С Косыгиным наши отношения складывались несколько по-иному. Несомненно, это был крупный политик и интересный человек. Меня поражала его память — он свободно оперировал обилием цифр, фактов, относящихся к реальной ситуации в стране и мире. Правда, в сельском хозяйстве не очень хорошо разбирался. Тем не менее, приезжая на Ставрополье, встречался с руководителями колхозов и совхозов, проявлял интерес к жизни села. У меня было ощущение, что он стремился понять, в чем дело, почему аграрный сектор хронически отстает.

Терпеть не мог, когда в поездках по краю ему докучало местное начальство, не любил ритуальные встречи. Не было у него склонности к трапезам, к пустопорожней болтовне за столом. Встречи с людьми, работа над документами, чтение, прогулки…

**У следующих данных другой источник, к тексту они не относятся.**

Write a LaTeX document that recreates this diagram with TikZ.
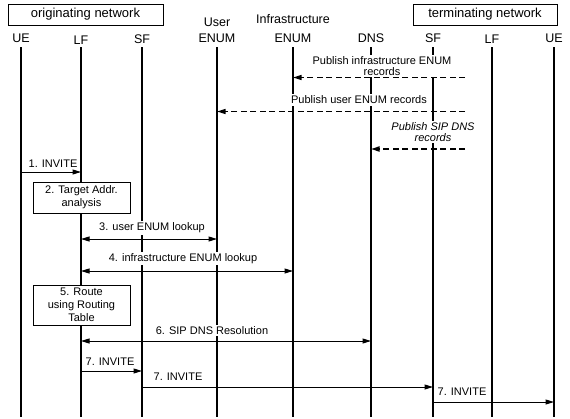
\documentclass[tikz,border=0pt]{standalone}
\usepackage{fontspec}
\setmainfont{Liberation Sans}
\usetikzlibrary{arrows.meta}
\begin{document}
\begin{tikzpicture}[x=1pt,y=-1pt,
  tip/.tip={Triangle[length=8.5pt,width=5pt]},
  lifeline/.style={line width=1.1pt},
  msg/.style={line width=1pt,-tip},
  dmsg/.style={line width=1pt,tip-tip},
  pub/.style={line width=1.3pt,dash pattern=on 6pt off 3.5pt,-tip},
  pubbold/.style={pub,line width=1.7pt},
  head/.style={font=\fontsize{12.5}{14}\selectfont,inner sep=1pt},
  lbl/.style={font=\fontsize{11}{11.5}\selectfont,fill=white,inner sep=1.5pt,align=center},
  netbox/.style={draw,line width=1pt,minimum height=21pt,font=\fontsize{13}{15}\selectfont},
  procbox/.style={draw,fill=white,line width=1pt,align=center,minimum width=97pt,font=\fontsize{11}{12.8}\selectfont}
]
\useasboundingbox[fill=white] (0,0) rectangle (570,418);

% network boxes
\node[netbox,minimum width=155pt] (orig) at (85.5,14.5) {originating network};
\node[netbox,minimum width=144pt] (term) at (485,14.5) {terminating network};

% lifeline heads
\node[head] (ue1) at (21,38) {UE};
\node[head] (lf1) at (81,40) {LF};
\node[head] (sf1) at (142,39) {SF};
\node[head] (uenumtop) at (217,22) {User};
\node[head] (uenum) at (217,38.5) {ENUM};
\node[head] (ienumtop) at (293,19) {Infrastructure};
\node[head] (ienum) at (293,38.5) {ENUM};
\node[head] (dns) at (371,38.5) {DNS};
\node[head] (sf2) at (433,38.5) {SF};
\node[head] (lf2) at (492,39) {LF};
\node[head] (ue2) at (554,38.5) {UE};

% lifelines
\foreach \n in {ue1,lf1,sf1,uenum,ienum,dns,sf2,lf2,ue2}
  \draw[lifeline] (\n |- 0,47) -- (\n |- 0,417);

% publishing
\node[lbl] (l0) at (382,66) {Publish infrastructure ENUM\\records};
\coordinate (src0) at (465,77.5);
\draw[pub] (src0) -- (ienum |- src0);

\node[lbl] (l1) at (359,100) {Publish user ENUM records};
\coordinate (src1) at (465,111.5);
\draw[pub] (src1) -- (uenum |- src1);

\node[lbl,font=\fontsize{11}{11.5}\selectfont\itshape] (l2) at (433,132) {Publish SIP DNS\\records};
\coordinate (src2) at (465,149);
\draw[pubbold] (src2) -- (dns |- src2);

% 1. INVITE
\node[lbl,fill=none] (m1) at (53,164) {1. INVITE};
\draw[msg] (ue1 |- 0,172) -- (lf1 |- 0,172);

% 2. box
\node[procbox,minimum height=31pt] (b2) at (81.5,197.5) {2. Target Addr.\\analysis};

% 3.
\node[lbl] (m3) at (152,228) {3. user ENUM lookup};
\draw[dmsg] (lf1 |- 0,239) -- (uenum |- 0,239);

% 4.
\node[lbl] (m4) at (183,258.5) {4. infrastructure ENUM lookup};
\draw[dmsg] (lf1 |- 0,271) -- (ienum |- 0,271);

% 5. box
\node[procbox,minimum height=40pt] (b5) at (81.5,305) {5. Route\\using Routing\\Table};

% 6.
\node[lbl] (m6) at (212,330.5) {6. SIP DNS Resolution};
\draw[dmsg] (lf1 |- 0,341) -- (dns |- 0,341);

% 7.
\node[lbl] (m7a) at (110,362) {7. INVITE};
\draw[msg] (lf1 |- 0,371) -- (sf1 |- 0,371);
\node[lbl] (m7b) at (178,377) {7. INVITE};
\draw[msg] (sf1 |- 0,387) -- (sf2 |- 0,387);
\node[lbl] (m7c) at (462,392) {7. INVITE};
\draw[msg] (sf2 |- 0,402) -- (ue2 |- 0,402);
\end{tikzpicture}
\end{document}
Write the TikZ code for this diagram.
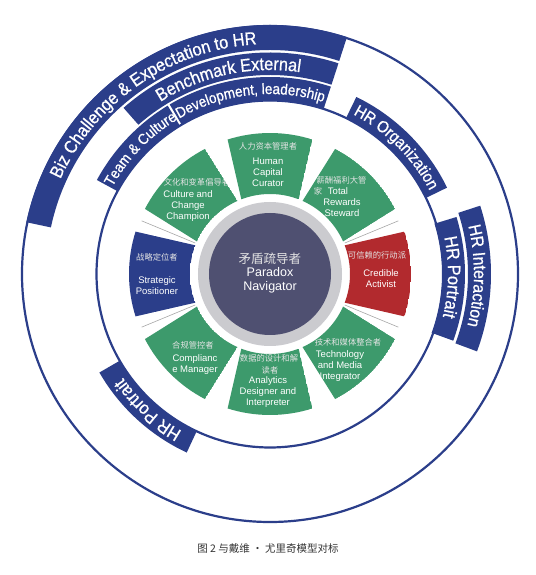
\documentclass[tikz,border=0pt]{standalone}
\usepackage{fontspec}
\setmainfont{Liberation Sans}
\newfontfamily\bandfont[FakeStretch=0.9,FakeBold=0.8]{Liberation Sans}
\newfontfamily\cjk{Noto Sans CJK SC}
\usetikzlibrary{decorations.text}
\definecolor{navy}{HTML}{2B3E8A}
\definecolor{segg}{HTML}{3D9A6C}
\definecolor{segr}{HTML}{B22A2E}
\definecolor{hub}{HTML}{4F5071}
\definecolor{ringgray}{HTML}{CBCBCF}
\definecolor{cjkgray}{HTML}{E4E4E4}
\definecolor{capgray}{HTML}{333333}
\newcommand\bandpath[4]{(#3:#2pt) arc[start angle=#3, end angle=#4, radius=#2pt] -- (#4:#1pt) arc[start angle=#4, end angle=#3, radius=#1pt] -- cycle}
\newcommand\segpath[1]{({#1-21}:80pt) -- ({#1-17.5}:141pt) arc[start angle={#1-17.5}, end angle={#1+17.5}, radius=141pt] -- ({#1+21}:80pt) arc[start angle={#1+21}, end angle={#1-21}, radius=80pt] -- cycle}
\tikzset{
  bandfill/.style={fill=navy},
  thinring/.style={draw=navy, line width=2.2pt},
  segtext/.style={text=white, font=\fontsize{9.5}{11}\selectfont, align=center, inner sep=0pt},
  cntext/.style={text=cjkgray, font=\cjk\fontsize{8.3}{10}\selectfont, inner sep=0pt},
  sepline/.style={draw=black!35, line width=0.6pt},
}
\begin{document}
\begin{tikzpicture}[x=1pt,y=1pt]
\useasboundingbox (-270,-301) rectangle (265,274);
% thin rings
\draw[thinring] (0,0) circle[radius=248pt];
\draw[thinring] (0,0) circle[radius=173.5pt];
% bands
\fill[bandfill] \bandpath{224}{249}{72}{168};
\fill[bandfill] \bandpath{199}{221.5}{72}{131.4};
\fill[bandfill] \bandpath{173}{197}{121.3}{151.5};
\fill[bandfill] \bandpath{173}{197}{72}{120.6};
\fill[bandfill] \bandpath{173}{197}{26}{64};
\fill[bandfill] \bandpath{198}{221}{-20.5}{18};
\fill[bandfill] \bandpath{172}{195}{-20}{17};
\fill[bandfill] \bandpath{173}{197}{210}{245};
% band texts
\path[decorate, decoration={text along path, text align=center, text color=white,
  text={|\bandfont\fontsize{18}{18}\selectfont|Biz Challenge {\&} Expectation to HR}}]
  (169.5:230pt) arc[start angle=169.5, end angle=79.5, radius=230pt];
\path[decorate, decoration={text along path, text align=center, text color=white,
  text={|\bandfont\fontsize{18}{18}\selectfont|Benchmark External}}]
  (137:204pt) arc[start angle=137, end angle=67, radius=204pt];
\path[decorate, decoration={text along path, text align=center, text color=white,
  text={|\bandfont\fontsize{15}{15}\selectfont|Team {\&} Culture}}]
  (166:180pt) arc[start angle=166, end angle=106, radius=180pt];
\begin{scope}
  \clip \bandpath{173}{197}{72}{120.6};
  \path[decorate, decoration={text along path, text align=left, text color=white,
    text={|\bandfont\fontsize{15}{15}\selectfont|Development, leadership}}]
    (120.3:180pt) arc[start angle=120.3, end angle=50, radius=180pt];
\end{scope}
\path[decorate, decoration={text along path, text align=center, text color=white,
  text={|\bandfont\fontsize{16.5}{16.5}\selectfont|HR Organization}}]
  (80:180pt) arc[start angle=80, end angle=10, radius=180pt];
\path[decorate, decoration={text along path, text align=center, text color=white,
  text={|\bandfont\fontsize{17.5}{17.5}\selectfont|HR Interaction}}]
  (34.5:204pt) arc[start angle=34.5, end angle=-35.5, radius=204pt];
\path[decorate, decoration={text along path, text align=center, text color=white,
  text={|\bandfont\fontsize{18}{18}\selectfont|HR Portrait}}]
  (34:178pt) arc[start angle=34, end angle=-36, radius=178pt];
\path[decorate, decoration={text along path, text align=center, text color=white,
  text={|\bandfont\fontsize{18}{18}\selectfont|HR Portrait}}]
  (263:180pt) arc[start angle=263, end angle=193, radius=180pt];
% hub
\fill[ringgray] (0,0) circle[radius=72pt];
\fill[hub] (0,0) circle[radius=61pt];
\node[cntext, text=cjkgray, font=\cjk\fontsize{12.5}{14}\selectfont] (hubcn) at (0,15) {矛盾疏导者};
\node[segtext, font=\fontsize{12.5}{14}\selectfont] (hubhub) at (0,-6) {Paradox\\Navigator};
% separators
\foreach \a in {22.5,157.5,202.5,337.5} \draw[sepline] (\a:81pt) -- (\a:139pt);
% segments
\begin{scope}
  \clip \segpath{90};
  \fill[segg] \segpath{90};
  \node[cntext] (s1cn) at (-2,128) {人力资本管理者};
  \node[segtext] (s1en) at (-2,102) {Human\\Capital\\Curator};
\end{scope}
\begin{scope}
  \clip \segpath{135};
  \fill[segg] \segpath{135};
  \node[cntext] (s2cn) at (-73,92) {文化和变革倡导者};
  \node[segtext] (s2en) at (-82,68) {Culture and\\Change\\Champion};
\end{scope}
\begin{scope}
  \clip \segpath{45};
  \fill[segg] \segpath{45};
  \node[cntext] (s3cn) at (71.5,94) {薪酬福利大管};
  \node[cntext] (s3cnb) at (48,83) {家};
  \node[segtext] (s3en) at (72,72) {\hspace*{-8pt}Total\\Rewards\\Steward};
\end{scope}
\begin{scope}
  \clip \segpath{0};
  \fill[segr] \segpath{0};
  \node[cntext] (s4cn) at (107,19) {可信赖的行动派};
  \node[segtext] (s4en) at (111,-4.5) {Credible\\Activist};
\end{scope}
\begin{scope}
  \clip \segpath{180};
  \fill[navy] \segpath{180};
  \node[cntext] (s5cn) at (-113,17) {战略定位者};
  \node[segtext] (s5en) at (-113,-11.5) {Strategic\\Positioner};
\end{scope}
\begin{scope}
  \clip \segpath{-45};
  \fill[segg] \segpath{-45};
  \node[cntext] (s6cn) at (78,-68) {技术和媒体整合者};
  \node[segtext] (s6en) at (70,-92) {Technology\\and Media\\Integrator};
\end{scope}
\begin{scope}
  \clip \segpath{-90};
  \fill[segg] \segpath{-90};
  \node[cntext] (s7cn) at (-1,-84) {数据的设计和解};
  \node[cntext] (s7cnb) at (0,-96) {读者};
  \node[segtext] (s7en) at (-2,-118) {Analytics\\Designer and\\Interpreter};
\end{scope}
\begin{scope}
  \clip \segpath{-135};
  \fill[segg] \segpath{-135};
  \node[cntext] (s8cn) at (-77,-71) {合规管控者};
  \node[segtext] (s8en) at (-75,-90.5) {Complianc\\e Manager};
\end{scope}
% caption
\node[text=capgray, font=\cjk\fontsize{10.5}{12}\selectfont, inner sep=0pt] (cap) at (-2,-275) {图 2 与戴维 • 尤里奇模型对标};
\end{tikzpicture}
\end{document}
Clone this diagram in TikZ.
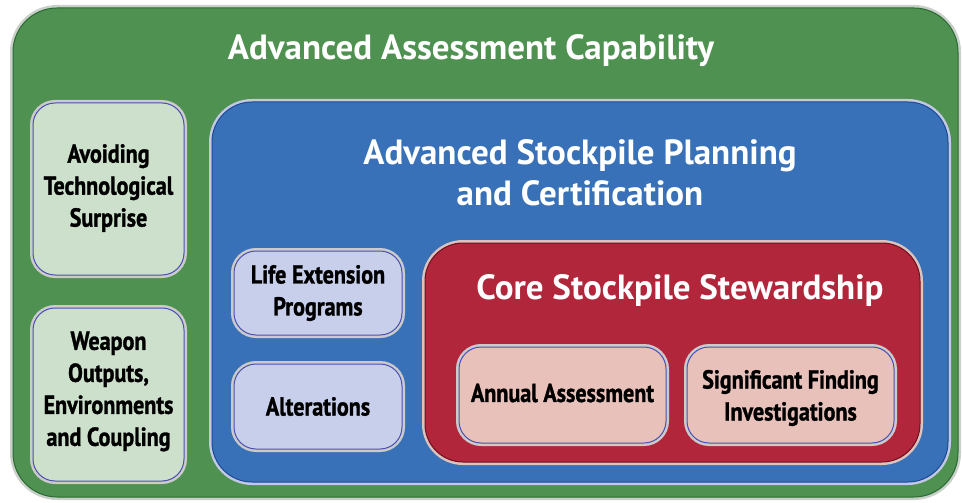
\documentclass[tikz,border=0pt]{standalone}
\usepackage{fontspec}
\setmainfont{PT Sans}
\newfontfamily\condf[FakeStretch=0.85, BoldFeatures={FakeBold=1.2}]{PT Sans}
\definecolor{gfill}{HTML}{4E9150}
\definecolor{gline}{HTML}{2A6A33}
\definecolor{gouter}{HTML}{C9CFC9}
\definecolor{bfill}{HTML}{3871B7}
\definecolor{bline}{HTML}{1C4B98}
\definecolor{bouter}{HTML}{C3C8E2}
\definecolor{rfill}{HTML}{B1263B}
\definecolor{rline}{HTML}{701020}
\definecolor{router}{HTML}{DCC3BE}
\definecolor{lgreen}{HTML}{CCE0CB}
\definecolor{lblue}{HTML}{C8CFEA}
\definecolor{lpink}{HTML}{E9C1BB}
\definecolor{sline}{HTML}{4A50B0}
\definecolor{souter}{HTML}{CBCBCB}
\tikzset{
  layer/.style n args={4}{preaction={draw=#3, line width=6pt},
     fill=#2, draw=#4, line width=1pt, rounded corners=#1,
     rectangle, inner sep=0pt, outer sep=0pt},
  wtitle/.style={text=white, font=\bfseries\fontsize{35}{41}\selectfont, align=center},
  btext/.style={text=black, font=\condf\bfseries\fontsize{26}{32}\selectfont, align=center},
}
\begin{document}
\begin{tikzpicture}[x=1pt,y=-1pt]
\useasboundingbox (0,0) rectangle (962,503);
% green outer
\node[layer={44pt}{gfill}{gouter}{gline}, minimum width=945pt, minimum height=489pt] (green) at (485.5,252.5) {};
\node[wtitle, anchor=base] (gtitle) at (471,59.5) {Advanced Assessment Capability};
% left boxes
\node[layer={22pt}{lgreen}{souter}{sline}, minimum width=151pt, minimum height=172pt] (avoid) at (108.5,189) {};
\node[btext] (avoidt) at ([yshift=1pt]avoid.center) {Avoiding\\Technological\\Surprise};
\node[layer={22pt}{lgreen}{souter}{sline}, minimum width=151pt, minimum height=173pt] (weapon) at (108.5,394.5) {};
\node[btext] (weapont) at ([yshift=3pt]weapon.center) {Weapon\\Outputs,\\Environments\\and Coupling};
% blue
\node[layer={40pt}{bfill}{bouter}{bline}, minimum width=736pt, minimum height=380pt] (blue) at (580,292) {};
\node[wtitle, anchor=base] (btitle) at (580,205.5) {Advanced Stockpile Planning\\and Certification};
\node[layer={22pt}{lblue}{souter}{sline}, minimum width=168pt, minimum height=84pt] (life) at (318,293) {};
\node[btext] (lifet) at (life.center) {Life Extension\\Programs};
\node[layer={22pt}{lblue}{souter}{sline}, minimum width=168pt, minimum height=85pt] (alt) at (318,406.5) {};
\node[btext] (altt) at (alt.center) {Alterations};
% red
\node[layer={38pt}{rfill}{router}{rline}, minimum width=495pt, minimum height=219pt] (red) at (672.5,352.5) {};
\node[wtitle, anchor=base] (rtitle) at (680,299.5) {Core Stockpile Stewardship};
\node[layer={22pt}{lpink}{souter}{sline}, minimum width=207pt, minimum height=96pt] (annual) at (562.5,395) {};
\node[btext] (annualt) at ([yshift=2pt]annual.center) {Annual Assessment};
\node[layer={22pt}{lpink}{souter}{sline}, minimum width=207pt, minimum height=96pt] (sig) at (790.5,395) {};
\node[btext] (sigt) at ([yshift=-3pt]sig.center) {Significant Finding\\Investigations};
\end{tikzpicture}
\end{document}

Держался Алексей Николаевич всегда подчеркнуто скромно, я бы даже сказал — жестко, напоминал своим аскетизмом Суслова. Приезжая на отдых, он всегда останавливался не на даче, а в общем корпусе санатория «Красные камни». Это тоже вроде бы свидетельствовало о скромности, хотя несколько своеобразной, ибо в таких случаях он сам и его службы занимали целый этаж. Контактов и общения с другими отдыхающими Косыгин никогда не избегал, вел себя непринужденно.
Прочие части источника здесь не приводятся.